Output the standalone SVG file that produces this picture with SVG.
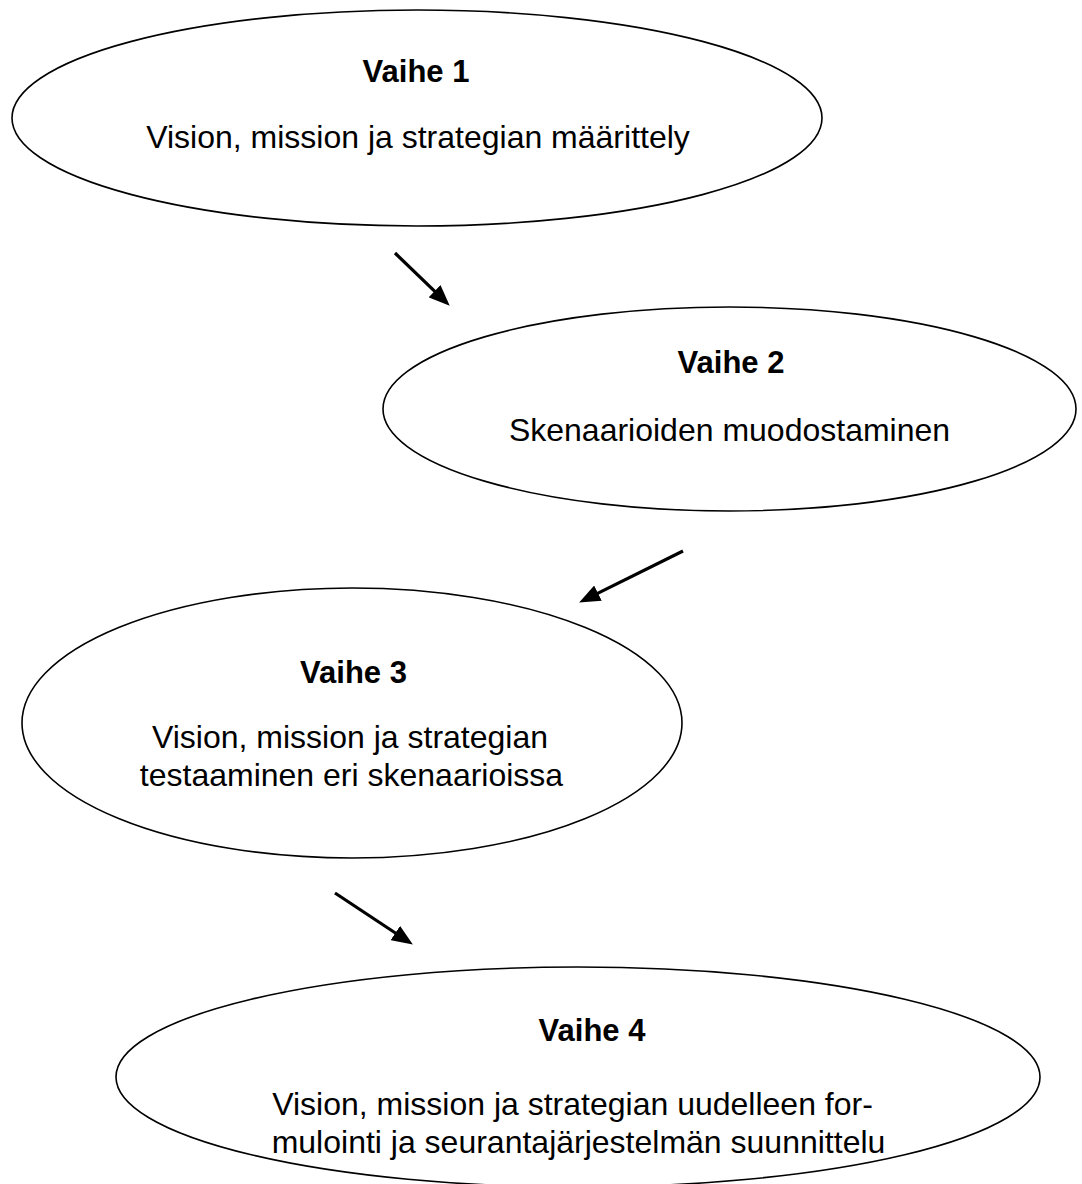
<svg xmlns="http://www.w3.org/2000/svg" width="1082" height="1184" viewBox="0 0 1082 1184">
<defs>
<style>
.node ellipse{fill:#fff;stroke:#000;stroke-width:1.6}
.t{font-family:"Liberation Sans",Arial,sans-serif;font-size:32px;fill:#000;text-anchor:middle}
.b{font-weight:bold;font-size:31px}
.c line{stroke:#000;stroke-width:3.2}
</style>
<marker id="ah" markerUnits="userSpaceOnUse" markerWidth="21" markerHeight="17" refX="10" refY="8.5" orient="auto">
<path d="M0,0 L21,8.5 L0,17 z" fill="#000"/>
</marker>
</defs>
<rect width="1082" height="1184" fill="#fff"/>
<g id="node1" class="node">
<ellipse cx="417" cy="118" rx="405" ry="108"/>
<text class="t b" x="416" y="82">Vaihe 1</text>
<text class="t" x="418" y="148">Vision, mission ja strategian määrittely</text>
</g>
<g id="node2" class="node">
<ellipse cx="729.5" cy="409" rx="346.5" ry="102"/>
<text class="t b" x="731" y="373">Vaihe 2</text>
<text class="t" x="729.5" y="441">Skenaarioiden muodostaminen</text>
</g>
<g id="node3" class="node">
<ellipse cx="352" cy="723" rx="330" ry="135"/>
<text class="t b" x="353.5" y="683">Vaihe 3</text>
<text class="t" x="350" y="748">Vision, mission ja strategian</text>
<text class="t" x="351.5" y="786">testaaminen eri skenaarioissa</text>
</g>
<g id="node4" class="node">
<ellipse cx="578" cy="1077" rx="462" ry="110"/>
<text class="t b" x="592" y="1041">Vaihe 4</text>
<text class="t" x="572.5" y="1115">Vision, mission ja strategian uudelleen for-</text>
<text class="t" x="578.5" y="1153">mulointi ja seurantajärjestelmän suunnittelu</text>
</g>
<g id="connectors" class="c">
<line x1="395" y1="253" x2="441.8" y2="298.1" marker-end="url(#ah)"/>
<line x1="683" y1="551" x2="589" y2="597.6" marker-end="url(#ah)"/>
<line x1="335" y1="893" x2="403.7" y2="938.5" marker-end="url(#ah)"/>
</g>
</svg>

###

Repeat the listing in full and exactly. Leave any pictures out.

Exercise result →
Output the standalone SVG file that produces this picture with SVG.
<svg xmlns="http://www.w3.org/2000/svg" width="1082" height="1184" viewBox="0 0 1082 1184">
<defs>
<style>
.node ellipse{fill:#fff;stroke:#000;stroke-width:1.6}
.t{font-family:"Liberation Sans",Arial,sans-serif;font-size:32px;fill:#000;text-anchor:middle}
.b{font-weight:bold;font-size:31px}
.c line{stroke:#000;stroke-width:3.2}
</style>
<marker id="ah" markerUnits="userSpaceOnUse" markerWidth="21" markerHeight="17" refX="10" refY="8.5" orient="auto">
<path d="M0,0 L21,8.5 L0,17 z" fill="#000"/>
</marker>
</defs>
<rect width="1082" height="1184" fill="#fff"/>
<g id="node1" class="node">
<ellipse cx="417" cy="118" rx="405" ry="108"/>
<text class="t b" x="416" y="82">Vaihe 1</text>
<text class="t" x="418" y="148">Vision, mission ja strategian määrittely</text>
</g>
<g id="node2" class="node">
<ellipse cx="729.5" cy="409" rx="346.5" ry="102"/>
<text class="t b" x="731" y="373">Vaihe 2</text>
<text class="t" x="729.5" y="441">Skenaarioiden muodostaminen</text>
</g>
<g id="node3" class="node">
<ellipse cx="352" cy="723" rx="330" ry="135"/>
<text class="t b" x="353.5" y="683">Vaihe 3</text>
<text class="t" x="350" y="748">Vision, mission ja strategian</text>
<text class="t" x="351.5" y="786">testaaminen eri skenaarioissa</text>
</g>
<g id="node4" class="node">
<ellipse cx="578" cy="1077" rx="462" ry="110"/>
<text class="t b" x="592" y="1041">Vaihe 4</text>
<text class="t" x="572.5" y="1115">Vision, mission ja strategian uudelleen for-</text>
<text class="t" x="578.5" y="1153">mulointi ja seurantajärjestelmän suunnittelu</text>
</g>
<g id="connectors" class="c">
<line x1="395" y1="253" x2="441.8" y2="298.1" marker-end="url(#ah)"/>
<line x1="683" y1="551" x2="589" y2="597.6" marker-end="url(#ah)"/>
<line x1="335" y1="893" x2="403.7" y2="938.5" marker-end="url(#ah)"/>
</g>
</svg>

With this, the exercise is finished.